The present work would have been impossible to complete without the recent outpouring of popular scholarship concerning the Elizabethan and Jacobean stage, and in particular Mssrs. Shakespeare, Jonson, and Marlowe. In addition, I consulted the work of multifarious authors, dabblers, artists, and historians. I have never met Park Honan, Anthony Burgess, Stephen Booth, Peter Ackroyd, Charles Nicholl, Michael Wood, Liza Picard, Stephen Greenblatt, David Riggs, David Crystal, Constance Brown Kuriyama, Peter Farey, Jennifer Westwood, Antonia Frazier, Alan H. Nelson, C. Northcote Parkinson, Elaine Pagels, Jaroslav Pelikan, Lawrence Stone, Gustav Davidson, Richard Hosley, Alan Bray, Michael B. Young, Peter W. M.. Blayney, Katharine M. Briggs, or any of the other wonderfully obsessed individuals whose work I consulted in preparing this glorious disservice to history. However, I owe them all an enormous debt of gratitude, and I spent immeasurable pleasant hours in their company while in the process of writing this book.

A couple of historical and linguistic quirks for the reader’s interest: the Elizabethan year began on Lady Day, in late March, rather than January 1. In result, Christofer Marley was, to his contemporaries, born at the end of 1563 and William Shakespeare at the beginning of 1564. To a modern eye, their birth‑dates would be in February and April, both of 1564.

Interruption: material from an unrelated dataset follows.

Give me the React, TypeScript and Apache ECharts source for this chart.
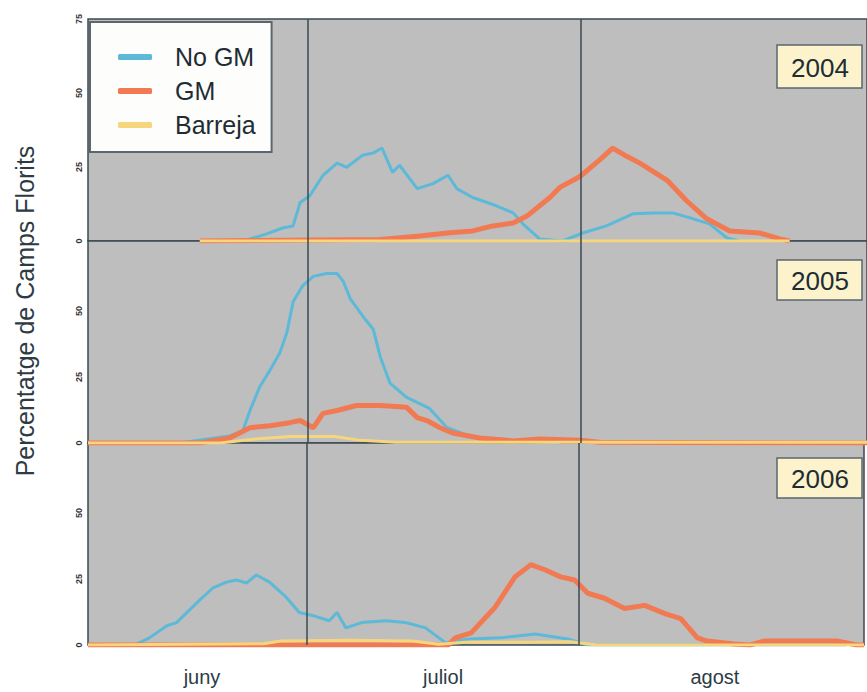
import React, { useEffect, useRef } from "react";
import * as echarts from "echarts";

const SERIES_NAMES = ["No GM", "GM", "Barreja"];
const YEARS = ["2004", "2005", "2006"];
const MONTHS = ["juny", "juliol", "agost"];
const MONTH_POS = [18, 45.5, 76.5];
const MONTH_BOUNDS = [30, 61];
const Y_TICKS = [0, 25, 50];
const Y_TICKS_TOP = [0, 25, 50, 75];

// x = days counted from 1 June (0), y = percentage
const noGm2004 = [[22, 0], [23.4, 0.7], [25.3, 2.4], [27.1, 4.4], [28.3, 5.1], [29.1, 13], [30.2, 15.3], [31.7, 22.2], [33.3, 26.3], [34.4, 24.9], [36.2, 29], [37.4, 29.7], [38.4, 31.4], [39.6, 23.2], [40.4, 25.6], [42.4, 17.7], [44.2, 19.4], [45.9, 22.2], [46.9, 17.7], [48.7, 14.7], [51.4, 11.9], [53.3, 9.5], [54.4, 5.8], [56.3, 0.7], [58.9, 0], [61.2, 2.7], [63.9, 5.1], [66.9, 9.2], [69.2, 9.5], [71.4, 9.5], [73.4, 7.8], [75.6, 5.8], [77.6, 1], [79, 0]];
const gm2004 = [[17.7, 0], [38.2, 0.5], [42.7, 1.7], [45.8, 2.7], [48.7, 3.4], [51, 5.1], [53.3, 6.1], [54.9, 8.5], [57.5, 14.8], [58.6, 18.1], [60.9, 21.8], [63.1, 27.3], [64.6, 31.4], [66.2, 28.6], [67.7, 26.3], [70.8, 20.5], [73, 13.6], [75.3, 7.5], [77.9, 3.4], [81.3, 2.7], [83.6, 0.7], [84.7, 0]];
const barreja2004 = [[17.7, 0], [84.7, 0]];

const noGm2005 = [[5, 0], [15.4, 0], [21.1, 2.7], [22.6, 4.6], [23.4, 12.3], [24.5, 21.2], [25.7, 27.7], [26.8, 34.2], [27.6, 41.9], [28.3, 53.5], [29.4, 59.6], [30.6, 63.1], [32.1, 64.2], [33.3, 64.2], [34, 61.2], [34.8, 54.6], [36.2, 48.1], [37.4, 43.1], [38.2, 32.7], [39.3, 22.7], [41.2, 17.3], [43.8, 13.1], [45.8, 5.8], [47.6, 3.5], [49.5, 1.9], [54.1, 0.8], [58.6, 0]];
const gm2005 = [[5, 0], [17.7, 0], [21.1, 1.9], [23.4, 5.8], [25.7, 6.5], [27.9, 7.7], [29.1, 8.5], [30.6, 5.8], [31.7, 11.2], [33.3, 12.3], [35.5, 14.2], [38.2, 14.2], [41.2, 13.5], [42.4, 9.6], [43.5, 8.5], [45, 5.8], [46.4, 3.8], [49.5, 1.9], [53.3, 0.8], [56.3, 1.5], [60.9, 1], [63.1, 0.3], [93.5, 0]];
const barreja2005 = [[5, 0], [20, 0], [24, 1.5], [28, 2.5], [33, 2.5], [36, 1], [40, 0.3], [93.5, 0.3]];

const noGm2006 = [[5, 0], [10, 0], [10.6, 0.4], [12, 2.7], [14, 7.3], [15.1, 8.5], [17.7, 16.9], [19.2, 21.5], [20.8, 23.8], [21.9, 24.6], [23.1, 23.5], [24.2, 26.5], [25.7, 23.8], [27.6, 18.1], [29.1, 12.3], [30.6, 11.2], [32.5, 9.2], [33.4, 12.3], [34.4, 6.5], [36.2, 8.5], [39, 9.2], [41.2, 8.5], [43.5, 6.5], [45.8, 0.8], [48.4, 2.3], [52.1, 2.7], [56, 4.2], [59.7, 2.3], [62, 0], [91.5, 0]];
const gm2006 = [[5, 0], [46.1, 0], [46.9, 2.7], [48.7, 4.6], [51.4, 14.2], [53.7, 25.8], [55.5, 30.4], [57.1, 28.5], [58.9, 25.8], [60.5, 24.6], [62, 19.6], [63.9, 17.7], [66.2, 13.8], [68.5, 15], [70.8, 11.9], [72.6, 10], [74.5, 2.7], [75.6, 1.5], [78.7, 0.4], [80.5, 0], [82.1, 1.5], [90.4, 1.5], [92.7, 0], [93.5, 0]];
const barreja2006 = [[5, 0], [25, 0.5], [27, 1.5], [35, 1.8], [42, 1.5], [45, 0.3], [48, 1], [55, 1], [60, 1.2], [63, 0], [93.5, 0]];

const DATA = [
  [noGm2004, gm2004, barreja2004],
  [noGm2005, gm2005, barreja2005],
  [noGm2006, gm2006, barreja2006],
];

const COLORS = ["#5cb9d8", "#f27a52", "#f6d57c"];
const WIDTHS = [3, 5, 3];
const FONT = "'Liberation Sans', Arial, sans-serif";
const DARK = "#3b4a52";

const GRIDS = [
  { top: 19, height: 222, max: 75 },
  { top: 241, height: 202, max: 76.5 },
  { top: 443, height: 202, max: 76.5 },
];
const YEAR_BOX = [
  { y: 45, h: 43 },
  { y: 260, h: 40 },
  { y: 458, h: 40 },
];

export default function App() {
  const ref = useRef<HTMLDivElement>(null);
  useEffect(() => {
    if (!ref.current) return;
    const chart = echarts.init(ref.current, null, { renderer: "svg" });
    const grid = GRIDS.map((g) => ({
      left: 88,
      right: 0,
      top: g.top,
      height: g.height,
      show: true,
      backgroundColor: "#bebebe",
      borderColor: DARK,
      borderWidth: 1.5,
    }));
    const xAxis = GRIDS.map((g, i) => ({
      type: "value",
      gridIndex: i,
      min: 5,
      max: 93.5,
      interval: 0.5,
      axisLine: { show: false },
      axisTick: { show: false },
      splitLine: { show: false },
      axisLabel: {
        show: i === 2,
        margin: 22,
        fontFamily: FONT,
        fontSize: 20,
        color: "#2c3b44",
        formatter: (v: number) => {
          const k = MONTH_POS.indexOf(v);
          return k >= 0 ? MONTHS[k] : "";
        },
      },
    }));
    const yAxis = GRIDS.map((g, i) => {
      const ticks = i === 0 ? Y_TICKS_TOP : Y_TICKS;
      return {
        type: "value",
        gridIndex: i,
        min: 0,
        max: g.max,
        interval: 25,
        axisLine: { show: false },
        axisTick: { show: false },
        splitLine: { show: false },
        axisLabel: {
          rotate: 90,
          margin: 5,
          fontFamily: FONT,
          fontSize: 9,
          fontWeight: "bold",
          color: "#333",
          formatter: (v: number) => (ticks.indexOf(v) >= 0 ? String(v) : ""),
        },
      };
    });
    const series: any[] = [];
    DATA.forEach((panel, gi) => {
      // draw order: Barreja, No GM, GM on top
      [2, 0, 1].forEach((si) => {
        series.push({
          type: "line",
          name: SERIES_NAMES[si],
          xAxisIndex: gi,
          yAxisIndex: gi,
          data: panel[si],
          showSymbol: false,
          symbol: "none",
          color: COLORS[si],
          lineStyle: { color: COLORS[si], width: WIDTHS[si] },
          z: 2 + si,
          markLine:
            si === 1
              ? {
                  silent: true,
                  symbol: "none",
                  label: { show: false },
                  lineStyle: { color: DARK, width: 1.5, type: "solid" },
                  data: MONTH_BOUNDS.map((b) => ({ xAxis: b })),
                }
              : undefined,
        });
      });
    });
    const graphic: any[] = [
      {
        type: "text",
        x: 25,
        y: 311,
        rotation: Math.PI / 2,
        style: {
          text: "Percentatge de Camps Florits",
          font: `25px ${FONT}`,
          fill: "#2c3b44",
          textAlign: "center",
          textVerticalAlign: "middle",
        },
      },
    ];
    YEARS.forEach((yr, i) => {
      const b = YEAR_BOX[i];
      graphic.push({
        type: "rect",
        z: 100,
        shape: { x: 777, y: b.y, width: 85, height: b.h },
        style: { fill: "#fcf3cc", stroke: "#5a676d", lineWidth: 1.5 },
      });
      graphic.push({
        type: "text",
        z: 101,
        x: 820,
        y: b.y + b.h / 2 + 1,
        style: {
          text: yr,
          font: `26px ${FONT}`,
          fill: "#1e2c34",
          textAlign: "center",
          textVerticalAlign: "middle",
        },
      });
    });
    chart.setOption({
      animation: false,
      grid,
      xAxis,
      yAxis,
      series,
      graphic,
      legend: {
        data: SERIES_NAMES,
        orient: "vertical",
        left: 90,
        top: 22,
        backgroundColor: "#fdfdfb",
        borderColor: "#5c676d",
        borderWidth: 2,
        padding: [22, 16, 14, 28],
        itemGap: 8,
        itemWidth: 34,
        itemHeight: 6,
        icon: "roundRect",
        textStyle: {
          fontFamily: FONT,
          fontSize: 25,
          color: "#1f2c34",
          lineHeight: 26,
          padding: [0, 0, 0, 18],
        },
      },
    });
    return () => chart.dispose();
  }, []);
  return (
    <div
      ref={ref}
      style={{ position: "absolute", left: 0, top: 0, width: 867, height: 692, background: "#fff" }}
    />
  );
}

I have chosen to preserve this quirk of the times, along with a characteristic bit of English in transition: at the time to which the writing refers, the familiar form of the English second‑person pronoun (thee) was beginning to drift out of use, but had not yet lost the war, and the plural pronoun (you) had–under French influence–come to be used as a singular pronoun in more formal relationships, but was not exclusive. As a result, conversation between familiar friends showed a good deal of fluidity, even switching forms within a single sentence, depending on the emotion and affection of the moment.